The MAIVS Cross-Check Gap Missouri Drivers Miss

You lost your Missouri license after a no-insurance stop or lapse detection, paid the $20 base reinstatement fee, filed SR-22 proof, and got your license back. Three months later the Department of Revenue suspends you again without warning—and you cannot figure out why your policy never lapsed. The structural reality: Missouri's MAIVS (Missouri Automobile Insurance Verification System) cross-checks your SR-22 filing against the carrier-reported policy status every single day. If your carrier reports a cancellation for any reason—missed payment, underwriting review, even administrative error—the DOR receives that notification electronically within 24 hours and triggers automatic suspension, often before you receive a carrier notice.

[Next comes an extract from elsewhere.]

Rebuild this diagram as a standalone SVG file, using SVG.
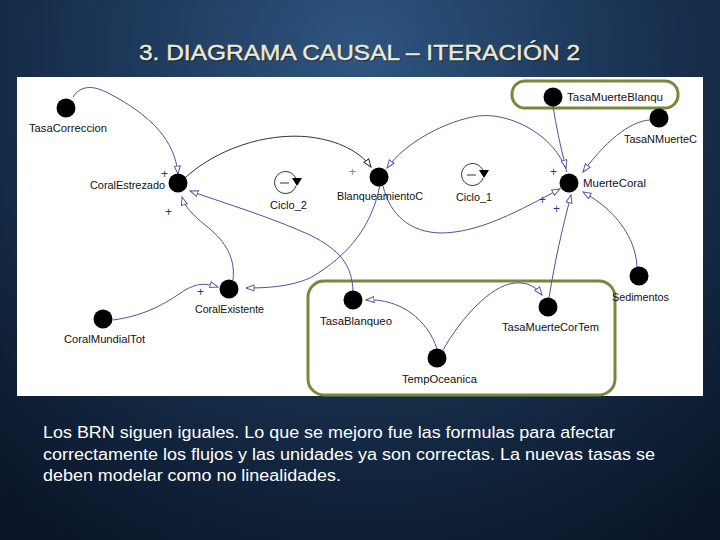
<svg xmlns="http://www.w3.org/2000/svg" width="720" height="540" viewBox="0 0 720 540">
<defs>
<radialGradient id="bg" cx="360" cy="60" r="560" gradientUnits="userSpaceOnUse">
<stop offset="0" stop-color="#2f5580"/>
<stop offset="0.45" stop-color="#1b3656"/>
<stop offset="1" stop-color="#0a1628"/>
</radialGradient>
<marker id="ah" markerWidth="10" markerHeight="9" refX="8.5" refY="3.5" orient="auto" markerUnits="userSpaceOnUse">
<path d="M0.5,0.5 L8.5,3.5 L0.5,6.5 z" fill="#fff" stroke="#5a5aa0" stroke-width="1"/>
</marker>
<marker id="ahk" markerWidth="10" markerHeight="9" refX="8.5" refY="3.5" orient="auto" markerUnits="userSpaceOnUse">
<path d="M0.5,0.5 L8.5,3.5 L0.5,6.5 z" fill="#fff" stroke="#333" stroke-width="1"/>
</marker>
</defs>
<style>
.lbl{font-family:"Liberation Sans",Arial,sans-serif;font-size:11px;fill:#111}
.pl{font-family:"Liberation Sans",Arial,sans-serif;font-size:12px;fill:#3030a0}
.lnk{fill:none;stroke:#5050a0;stroke-width:1;marker-end:url(#ah)}
.dot{fill:#000}
.grp{fill:none;stroke:#76893a;stroke-width:3}
.title{font-family:"Liberation Sans",Arial,sans-serif;font-size:22px;fill:#efe9d4;stroke:#efe9d4;stroke-width:0.4}
.body{font-family:"Liberation Sans",Arial,sans-serif;font-size:16px;fill:#fff}
</style>
<rect x="0" y="0" width="720" height="540" fill="url(#bg)"/>
<text class="title" x="139" y="60" textLength="441" lengthAdjust="spacingAndGlyphs" style="fill:#000;stroke:#000" opacity="0.5" transform="translate(1,1)">3. DIAGRAMA CAUSAL – ITERACIÓN 2</text>
<text class="title" x="139" y="60" textLength="441" lengthAdjust="spacingAndGlyphs">3. DIAGRAMA CAUSAL – ITERACIÓN 2</text>
<rect x="17" y="77" width="686" height="319" fill="#fff"/>

<g id="groups">
<rect class="grp" x="512" y="81" width="166" height="27" rx="13"/>
<rect class="grp" x="308" y="281" width="307" height="114" rx="16"/>
</g>

<g id="connectors">
<path class="lnk" d="M73,97 C80,86 92,84 110,94 C150,115 175,140 178,174"/>
<path class="lnk" style="stroke:#333;marker-end:url(#ahk)" d="M185,178 C215,150 265,132 310,137 C340,141 360,152 371,167"/>
<path class="lnk" d="M567,172 C555,135 510,112 478,116 C445,121 405,143 387,168"/>
<path class="lnk" d="M553,106 C556,125 560,145 566,168"/>
<path class="lnk" d="M651,120 C635,120 610,135 583,172"/>
<path class="lnk" d="M383,186 C390,215 410,232 440,233 C480,233 520,210 560,189"/>
<path class="lnk" d="M549,298 C555,260 562,230 571,195"/>
<path class="lnk" d="M637,267 C636,245 625,225 606,208 C598,201 590,196 583,192"/>
<path class="lnk" d="M353,291 C352,265 340,250 310,235 C270,217 230,205 190,191"/>
<path class="lnk" d="M380,185 C372,225 350,255 310,278 C290,287 265,288 246,288"/>
<path class="lnk" d="M233,280 C236,255 222,238 205,225 C192,214 185,207 182,197"/>
<path class="lnk" d="M113,320 C150,315 170,300 185,290 C198,283 205,283 218,287"/>
<path class="lnk" d="M437,349 C428,320 400,298 366,300"/>
<path class="lnk" d="M443,350 C460,320 490,285 515,283 C528,282 536,287 542,295"/>
</g>

<g id="polarities">
<text class="pl" x="161" y="178">+</text>
<text class="pl" x="165" y="216">+</text>
<text class="pl" x="349" y="176" style="fill:#888">+</text>
<text class="pl" x="550" y="176">+</text>
<text class="pl" x="539" y="204">+</text>
<text class="pl" x="553" y="213">+</text>
<text class="pl" x="197" y="296">+</text>
</g>

<g id="TasaCorreccion"><circle class="dot" cx="66" cy="108" r="9.5"/><text class="lbl" x="29" y="132" textLength="78" lengthAdjust="spacingAndGlyphs">TasaCorreccion</text></g>
<g id="CoralEstrezado"><circle class="dot" cx="178" cy="183" r="9.5"/><text class="lbl" x="90" y="189" textLength="75" lengthAdjust="spacingAndGlyphs">CoralEstrezado</text></g>
<g id="BlanqueamientoC"><circle class="dot" cx="379" cy="177" r="9.5"/><text class="lbl" x="337" y="200" textLength="86" lengthAdjust="spacingAndGlyphs">BlanqueamientoC</text></g>
<g id="MuerteCoral"><circle class="dot" cx="569" cy="183" r="9.5"/><text class="lbl" x="583" y="187" textLength="63" lengthAdjust="spacingAndGlyphs">MuerteCoral</text></g>
<g id="TasaMuerteBlanqu"><circle class="dot" cx="553" cy="97" r="9.5"/><text class="lbl" x="567" y="101" textLength="96" lengthAdjust="spacingAndGlyphs">TasaMuerteBlanqu</text></g>
<g id="TasaNMuerteC"><circle class="dot" cx="659" cy="118" r="9.5"/><text class="lbl" x="624" y="143" textLength="73" lengthAdjust="spacingAndGlyphs">TasaNMuerteC</text></g>
<g id="Sedimentos"><circle class="dot" cx="639" cy="276" r="9.5"/><text class="lbl" x="612" y="301" textLength="57" lengthAdjust="spacingAndGlyphs">Sedimentos</text></g>
<g id="CoralExistente"><circle class="dot" cx="229" cy="289" r="9.5"/><text class="lbl" x="195" y="313" textLength="69" lengthAdjust="spacingAndGlyphs">CoralExistente</text></g>
<g id="CoralMundialTot"><circle class="dot" cx="103" cy="319" r="9.5"/><text class="lbl" x="64" y="343" textLength="81" lengthAdjust="spacingAndGlyphs">CoralMundialTot</text></g>
<g id="TasaBlanqueo"><circle class="dot" cx="353" cy="300" r="9.5"/><text class="lbl" x="320" y="325" textLength="72" lengthAdjust="spacingAndGlyphs">TasaBlanqueo</text></g>
<g id="TempOceanica"><circle class="dot" cx="437" cy="358" r="9.5"/><text class="lbl" x="402" y="383" textLength="75" lengthAdjust="spacingAndGlyphs">TempOceanica</text></g>
<g id="TasaMuerteCorTem"><circle class="dot" cx="548" cy="307" r="9.5"/><text class="lbl" x="502" y="331" textLength="97" lengthAdjust="spacingAndGlyphs">TasaMuerteCorTem</text></g>

<g id="Ciclo_2">
<path d="M296,179 A11,11 0 1 0 296,186" fill="none" stroke="#333" stroke-width="1"/>
<line x1="280" y1="183" x2="289" y2="183" stroke="#333" stroke-width="1"/>
<path d="M292,178 L302,178 L297,186 z" fill="#000"/>
<text class="lbl" x="270" y="209" textLength="37" lengthAdjust="spacingAndGlyphs">Ciclo_2</text>
</g>
<g id="Ciclo_1">
<path d="M483,171 A11,11 0 1 0 483,178" fill="none" stroke="#333" stroke-width="1"/>
<line x1="467" y1="175" x2="476" y2="175" stroke="#333" stroke-width="1"/>
<path d="M479,170 L489,170 L484,178 z" fill="#000"/>
<text class="lbl" x="456" y="201" textLength="36" lengthAdjust="spacingAndGlyphs">Ciclo_1</text>
</g>

<g id="body">
<text class="body" x="43" y="438" textLength="572" lengthAdjust="spacingAndGlyphs">Los BRN siguen iguales. Lo que se mejoro fue las formulas para afectar</text>
<text class="body" x="43" y="460" textLength="612" lengthAdjust="spacingAndGlyphs">correctamente los flujos y las unidades ya son correctas. La nuevas tasas se</text>
<text class="body" x="43" y="481" textLength="298" lengthAdjust="spacingAndGlyphs">deben modelar como no linealidades.</text>
</g>
</svg>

This article maps the Missouri uninsured-suspension reinstatement pathway, the SR-22 filing requirement, the MAIVS monitoring structure, and which carriers write SR-22 policies for drivers coming off no-insurance suspensions in Missouri today. You will see the cost stack (ticket fine, reinstatement fee, SR-22 filing fee, premium increase), the 2-year filing duration, the specific consequences of re-lapsing during that window, and the non-owner SR-22 pathway if your vehicle was impounded or sold. The goal is simple: get you back on the road legally and keep you there through the entire filing period without triggering the MAIVS re-suspension trap.

MAIVS cross-checks your SR-22 daily—a missed payment cancels your policy and triggers re-suspension before the carrier's letter reaches your mailbox.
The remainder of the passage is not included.